In most cases Tanagra can query the source data directly, but for improved performance, Tanagra generates indexed tables and queries them instead. The indexer config specifies where Tanagra can write generated index tables.
However here are a few scenarios where indexing is strictly required, such as calculating ancestors for every item in hierarchies based off the parent-child input data. These steps use Dataflow because they cannot be reasonably simplified to SQL. For most things it's for performance reasons, though some of those (e.g. calculating rollup counts) would be slow enough to be completely unusable without it.
Another consideration is that performance directly correlates to cost in many cases, either because it simplifies queries or allows the BQ tables to be optimized (e.g. clustering for common columns).
Generating index tables is part of the deployment process; It is not managed by the service. There is a basic command line interface to run the indexing jobs.
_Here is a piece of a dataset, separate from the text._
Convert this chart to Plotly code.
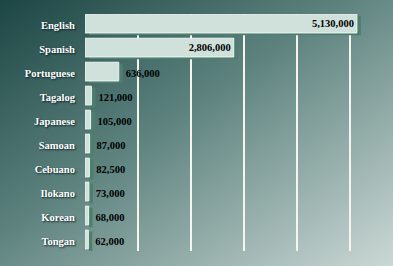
import plotly.graph_objects as go
import base64

languages = ["English", "Spanish", "Portuguese", "Tagalog", "Japanese",
             "Samoan", "Cebuano", "Ilokano", "Korean", "Tongan"]
speakers = [5130000, 2806000, 636000, 121000, 105000,
            87000, 82500, 73000, 68000, 62000]
labels = ["5,130,000", "2,806,000", "636,000", "121,000", "105,000",
          "87,000", "82,500", "73,000", "68,000", "62,000"]
label_inside = [True, True, False, False, False,
                False, False, False, False, False]

W, H = 393, 266
L, R, T, B = 85, 0, 14, 15
pw, ph = W - L - R, H - T - B
px_per_unit = 53 / 1e6          # horizontal scale: 53 px per million
depth = 4 / px_per_unit         # 3D bevel depth (styling), in data units

svg = f'''<svg xmlns="http://www.w3.org/2000/svg" width="{W}" height="{H}" viewBox="0 0 {W} {H}" preserveAspectRatio="none">
<defs><linearGradient id="g" x1="0" y1="0" x2="1" y2="1">
<stop offset="0" stop-color="#1c4644"/>
<stop offset="0.45" stop-color="#5f8480"/>
<stop offset="1" stop-color="#cbd8d5"/>
</linearGradient></defs>
<rect width="{W}" height="{H}" fill="url(#g)"/></svg>'''
bg_uri = "data:image/svg+xml;base64," + base64.b64encode(svg.encode()).decode()

serif = "Liberation Serif"
value_font = dict(family=serif, size=10.5, color="black", weight="bold")

outside_text = ["" if ins else t for t, ins in zip(labels, label_inside)]
inside_text = [t if ins else "" for t, ins in zip(labels, label_inside)]

fig = go.Figure()
# shadow / side of the 3D bar (carries the outside labels)
fig.add_trace(go.Bar(
    y=languages, x=speakers, base=depth, orientation="h",
    width=0.82, offset=-0.39,
    text=outside_text, textposition="outside", textfont=value_font,
    cliponaxis=False,
    marker=dict(color="#4e7e6e", line=dict(width=0)),
    hoverinfo="skip",
))
# bar face (carries the inside labels)
fig.add_trace(go.Bar(
    y=languages, x=speakers, orientation="h",
    text=inside_text, textposition="inside", insidetextanchor="end",
    textfont=value_font,
    width=0.78, offset=-0.45,
    marker=dict(color="#d0e1db", line=dict(color="#eef5f2", width=1)),
))

fig.update_layout(
    width=W, height=H,
    margin=dict(l=L, r=R, t=T, b=B),
    paper_bgcolor="#4f7774",
    plot_bgcolor="rgba(0,0,0,0)",
    showlegend=False,
    barmode="overlay",
    uniformtext=dict(mode=False),
    images=[dict(source=bg_uri, xref="paper", yref="paper",
                 x=-L / pw, y=1 + T / ph, sizex=W / pw, sizey=H / ph,
                 xanchor="left", yanchor="top", sizing="stretch", layer="below")],
    xaxis=dict(range=[0, (W - L) / px_per_unit], tickvals=[1e6, 2e6, 3e6, 4e6, 5e6],
               showticklabels=False, showgrid=True, gridcolor="#f6f4ee", gridwidth=1.5,
               zeroline=False, showline=False, fixedrange=True),
    yaxis=dict(range=[9.42, -0.46], showgrid=False, zeroline=False, showline=False,
               ticks="outside", ticklen=7, tickcolor="rgba(0,0,0,0)",
               tickfont=dict(family=serif, size=10.5, color="white", weight="bold",
                             shadow="1px 1px 2px #0a2020")),
)

fig.write_html("out.html")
Currently, this CLI just uses Gradle's application plugin, so the commands are actually Gradle commands.
Before running the indexing jobs, you need to specify the data mapping and indexer config files.
There are 4 steps to generating the index tables:
- Setup credentials with read permissions on the source data, and read-write permissions on the index data.
- Create the index dataset.
- Build the indexer code.
- Run the jobs.
Below you can see an example of the commands for an OMOP dataset.
You need to set up 2 types of credentials to run all parts of indexing:
- Default application credentials to allow Tanagra to talk to BigQuery.
- gcloud credentials to allow you to create a new BigQuery dataset using the
bq
CLI.
Set the default application credentials to an account that has read permissions on the source data, and read-write permissions on the index data. Best practice is to use a service account that has indexing-specific permissions, but for debugging, end-user credentials can be very useful.
To use a service account key file, you can set an environment variable:
export GOOGLE_APPLICATION_CREDENTIALS=$(PWD)/rendered/tanagra_sa.json
To use end-user credentials, you can run:
gcloud auth application-default login
More information and ways to set up application default credentials in the GCP docs.
To use a service account key file:
gcloud auth activate-service-account --key-file=$GOOGLE_APPLICATION_CREDENTIALS
To use end-user credentials:
gcloud auth login
Create a new BigQuery dataset to hold the indexed tables. Change the location, project, and dataset name below to your own.
bq mk --location=location project_id:dataset_id
Build the indexer code once.
source indexer/tools/local-dev.sh
If you make a change to any config file, no need to re-build. If you make a change to any Java code, you should re-build.
Documentation for the indexing commands is generated from annotations in the Java classes as a manpage. You can also see usage help for the commands by omitting arguments. e.g.
> tanagra
Tanagra command-line interface.
Usage: tanagra [COMMAND]
Commands:
index Commands to run indexing.
clean Commands to clean up indexing outputs.
Exit codes:
0 Successful program execution
1 User-actionable error (e.g. missing parameter)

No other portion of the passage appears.